> **Problem to solve**:
Print the material below exactly as it stands, please, from its first line to the line holding "false, false, false];", with no pictures.

> **Data provided**:
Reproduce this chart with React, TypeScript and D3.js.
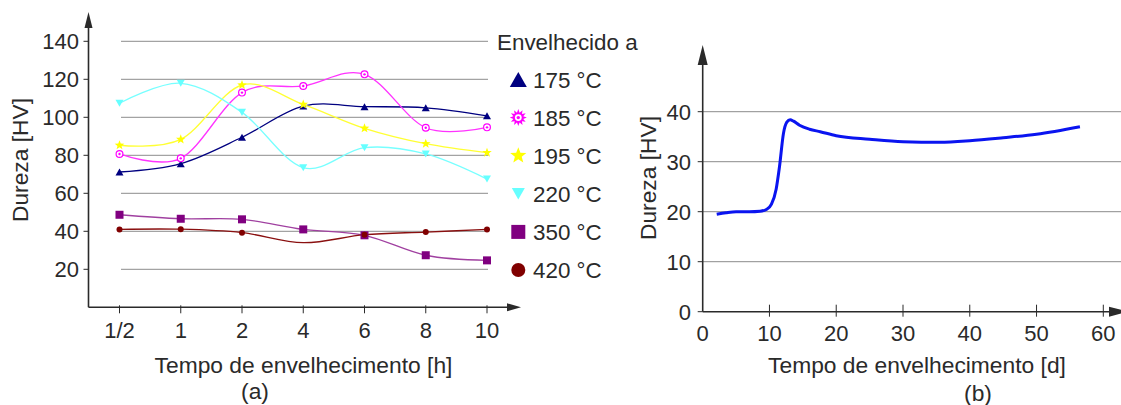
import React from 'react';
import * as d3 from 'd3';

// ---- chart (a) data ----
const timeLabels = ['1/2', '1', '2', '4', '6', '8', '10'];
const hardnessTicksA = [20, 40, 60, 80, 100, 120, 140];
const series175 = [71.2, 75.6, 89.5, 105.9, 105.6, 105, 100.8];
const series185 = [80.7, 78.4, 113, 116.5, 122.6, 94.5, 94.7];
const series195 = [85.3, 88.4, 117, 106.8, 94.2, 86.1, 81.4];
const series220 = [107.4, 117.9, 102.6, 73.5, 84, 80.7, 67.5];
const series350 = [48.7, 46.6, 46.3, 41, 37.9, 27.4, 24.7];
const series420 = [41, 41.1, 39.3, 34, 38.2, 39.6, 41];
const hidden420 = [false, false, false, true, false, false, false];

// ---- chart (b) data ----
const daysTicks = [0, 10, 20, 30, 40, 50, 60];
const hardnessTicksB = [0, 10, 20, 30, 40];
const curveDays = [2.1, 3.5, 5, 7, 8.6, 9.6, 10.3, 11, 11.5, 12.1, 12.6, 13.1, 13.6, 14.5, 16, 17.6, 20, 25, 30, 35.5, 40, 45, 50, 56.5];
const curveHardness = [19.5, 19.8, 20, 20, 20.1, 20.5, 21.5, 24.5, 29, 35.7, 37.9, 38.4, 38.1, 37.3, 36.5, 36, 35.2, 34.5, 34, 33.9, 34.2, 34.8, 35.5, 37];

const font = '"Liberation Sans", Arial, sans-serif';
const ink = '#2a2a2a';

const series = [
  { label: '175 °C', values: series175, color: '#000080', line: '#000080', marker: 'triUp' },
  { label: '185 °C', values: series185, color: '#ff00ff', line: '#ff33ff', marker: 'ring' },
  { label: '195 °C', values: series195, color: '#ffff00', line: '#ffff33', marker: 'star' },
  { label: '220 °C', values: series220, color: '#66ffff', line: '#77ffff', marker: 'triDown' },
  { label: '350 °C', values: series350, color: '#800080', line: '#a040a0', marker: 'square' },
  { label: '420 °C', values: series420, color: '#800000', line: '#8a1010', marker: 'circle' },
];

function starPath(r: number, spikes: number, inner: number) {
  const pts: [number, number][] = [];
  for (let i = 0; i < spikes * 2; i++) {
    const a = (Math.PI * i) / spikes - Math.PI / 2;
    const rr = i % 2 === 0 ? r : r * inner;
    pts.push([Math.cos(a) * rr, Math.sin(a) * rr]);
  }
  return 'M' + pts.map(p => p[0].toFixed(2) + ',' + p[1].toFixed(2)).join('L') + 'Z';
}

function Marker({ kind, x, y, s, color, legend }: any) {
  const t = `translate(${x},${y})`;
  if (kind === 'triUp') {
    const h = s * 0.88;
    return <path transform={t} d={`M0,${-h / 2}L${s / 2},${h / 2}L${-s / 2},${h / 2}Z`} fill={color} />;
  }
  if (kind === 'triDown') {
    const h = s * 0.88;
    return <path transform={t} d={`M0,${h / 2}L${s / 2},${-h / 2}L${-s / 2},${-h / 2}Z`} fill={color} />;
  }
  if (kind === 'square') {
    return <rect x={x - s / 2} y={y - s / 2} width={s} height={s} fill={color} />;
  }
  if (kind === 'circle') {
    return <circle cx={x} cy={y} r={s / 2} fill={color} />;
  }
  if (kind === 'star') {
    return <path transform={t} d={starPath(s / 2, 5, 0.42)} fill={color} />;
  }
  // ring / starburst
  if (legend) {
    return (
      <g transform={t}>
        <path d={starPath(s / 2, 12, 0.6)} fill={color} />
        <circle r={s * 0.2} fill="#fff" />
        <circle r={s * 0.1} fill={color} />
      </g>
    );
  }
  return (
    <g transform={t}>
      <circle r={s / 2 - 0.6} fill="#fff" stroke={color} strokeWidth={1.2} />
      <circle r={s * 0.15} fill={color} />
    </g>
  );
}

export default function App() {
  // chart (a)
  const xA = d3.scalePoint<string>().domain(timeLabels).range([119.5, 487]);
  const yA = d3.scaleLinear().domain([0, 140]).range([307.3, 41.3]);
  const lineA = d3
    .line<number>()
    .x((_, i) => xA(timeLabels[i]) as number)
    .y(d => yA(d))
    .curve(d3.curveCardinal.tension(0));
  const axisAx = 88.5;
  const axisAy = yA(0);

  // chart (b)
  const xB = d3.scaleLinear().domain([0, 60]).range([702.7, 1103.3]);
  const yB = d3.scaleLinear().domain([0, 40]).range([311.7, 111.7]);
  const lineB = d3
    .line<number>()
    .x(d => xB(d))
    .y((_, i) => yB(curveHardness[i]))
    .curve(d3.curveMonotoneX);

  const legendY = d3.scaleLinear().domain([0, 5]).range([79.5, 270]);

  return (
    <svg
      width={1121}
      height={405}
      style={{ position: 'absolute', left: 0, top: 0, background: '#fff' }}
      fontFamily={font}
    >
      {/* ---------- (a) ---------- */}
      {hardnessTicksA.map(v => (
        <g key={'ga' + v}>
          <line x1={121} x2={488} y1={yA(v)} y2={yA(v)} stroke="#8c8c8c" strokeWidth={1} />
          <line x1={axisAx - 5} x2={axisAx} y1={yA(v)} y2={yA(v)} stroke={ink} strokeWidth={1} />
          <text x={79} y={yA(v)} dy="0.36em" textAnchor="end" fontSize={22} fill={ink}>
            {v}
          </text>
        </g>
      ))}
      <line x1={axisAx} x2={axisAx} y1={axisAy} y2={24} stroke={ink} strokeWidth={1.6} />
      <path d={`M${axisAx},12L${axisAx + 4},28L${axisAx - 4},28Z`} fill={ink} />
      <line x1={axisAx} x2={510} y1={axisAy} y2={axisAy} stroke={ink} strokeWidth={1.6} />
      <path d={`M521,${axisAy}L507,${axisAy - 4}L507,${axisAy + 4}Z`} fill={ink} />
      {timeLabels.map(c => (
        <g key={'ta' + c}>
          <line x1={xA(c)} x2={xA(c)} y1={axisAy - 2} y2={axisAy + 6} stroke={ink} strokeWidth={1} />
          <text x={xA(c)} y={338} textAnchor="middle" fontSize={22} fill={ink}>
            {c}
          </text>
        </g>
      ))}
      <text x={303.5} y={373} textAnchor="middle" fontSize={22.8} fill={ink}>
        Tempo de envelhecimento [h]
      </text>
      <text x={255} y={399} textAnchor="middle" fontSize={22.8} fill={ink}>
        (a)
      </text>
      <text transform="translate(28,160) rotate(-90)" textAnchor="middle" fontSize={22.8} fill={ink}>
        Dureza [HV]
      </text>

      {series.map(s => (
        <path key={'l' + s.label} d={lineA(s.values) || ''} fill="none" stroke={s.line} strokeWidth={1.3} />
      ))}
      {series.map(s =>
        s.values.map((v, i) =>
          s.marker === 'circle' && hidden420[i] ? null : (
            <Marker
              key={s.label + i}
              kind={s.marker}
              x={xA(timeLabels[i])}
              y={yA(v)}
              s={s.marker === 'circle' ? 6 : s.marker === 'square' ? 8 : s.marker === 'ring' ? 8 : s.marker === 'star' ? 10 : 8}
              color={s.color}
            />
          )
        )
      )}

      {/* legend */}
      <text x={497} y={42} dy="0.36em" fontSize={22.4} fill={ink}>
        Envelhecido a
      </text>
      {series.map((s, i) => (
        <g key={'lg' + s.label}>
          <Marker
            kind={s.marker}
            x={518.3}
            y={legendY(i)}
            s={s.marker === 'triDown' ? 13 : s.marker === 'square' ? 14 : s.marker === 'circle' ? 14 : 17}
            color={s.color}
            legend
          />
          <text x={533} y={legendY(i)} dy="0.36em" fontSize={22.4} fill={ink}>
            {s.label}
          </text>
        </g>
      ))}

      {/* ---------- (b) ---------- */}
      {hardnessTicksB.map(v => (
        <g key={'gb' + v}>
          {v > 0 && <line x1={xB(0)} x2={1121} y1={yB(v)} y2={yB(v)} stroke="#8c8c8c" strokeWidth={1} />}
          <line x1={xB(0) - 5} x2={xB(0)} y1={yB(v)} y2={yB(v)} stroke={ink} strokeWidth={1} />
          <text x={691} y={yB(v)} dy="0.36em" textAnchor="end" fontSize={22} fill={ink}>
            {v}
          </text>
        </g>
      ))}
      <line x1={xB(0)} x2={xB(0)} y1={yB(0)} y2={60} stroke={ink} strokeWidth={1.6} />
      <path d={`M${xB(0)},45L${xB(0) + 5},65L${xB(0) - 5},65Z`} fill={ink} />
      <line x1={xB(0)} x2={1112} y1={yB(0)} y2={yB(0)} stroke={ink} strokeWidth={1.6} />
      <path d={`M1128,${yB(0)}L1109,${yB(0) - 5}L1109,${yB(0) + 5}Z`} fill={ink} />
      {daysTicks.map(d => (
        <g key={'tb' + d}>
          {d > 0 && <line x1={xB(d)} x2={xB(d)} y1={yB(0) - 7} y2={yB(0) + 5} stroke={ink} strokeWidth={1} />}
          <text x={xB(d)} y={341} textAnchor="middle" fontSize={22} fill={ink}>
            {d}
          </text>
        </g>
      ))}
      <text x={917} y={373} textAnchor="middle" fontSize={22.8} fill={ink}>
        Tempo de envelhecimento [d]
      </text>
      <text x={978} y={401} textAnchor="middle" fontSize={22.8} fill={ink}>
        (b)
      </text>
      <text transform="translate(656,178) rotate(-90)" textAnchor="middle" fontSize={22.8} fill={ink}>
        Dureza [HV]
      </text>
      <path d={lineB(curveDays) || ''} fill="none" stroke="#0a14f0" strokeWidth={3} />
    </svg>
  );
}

> **The solution**:
Reproduce this chart with React, TypeScript and D3.js.
import React from 'react';
import * as d3 from 'd3';

// ---- chart (a) data ----
const timeLabels = ['1/2', '1', '2', '4', '6', '8', '10'];
const hardnessTicksA = [20, 40, 60, 80, 100, 120, 140];
const series175 = [71.2, 75.6, 89.5, 105.9, 105.6, 105, 100.8];
const series185 = [80.7, 78.4, 113, 116.5, 122.6, 94.5, 94.7];
const series195 = [85.3, 88.4, 117, 106.8, 94.2, 86.1, 81.4];
const series220 = [107.4, 117.9, 102.6, 73.5, 84, 80.7, 67.5];
const series350 = [48.7, 46.6, 46.3, 41, 37.9, 27.4, 24.7];
const series420 = [41, 41.1, 39.3, 34, 38.2, 39.6, 41];
const hidden420 = [false, false, false, true, false, false, false];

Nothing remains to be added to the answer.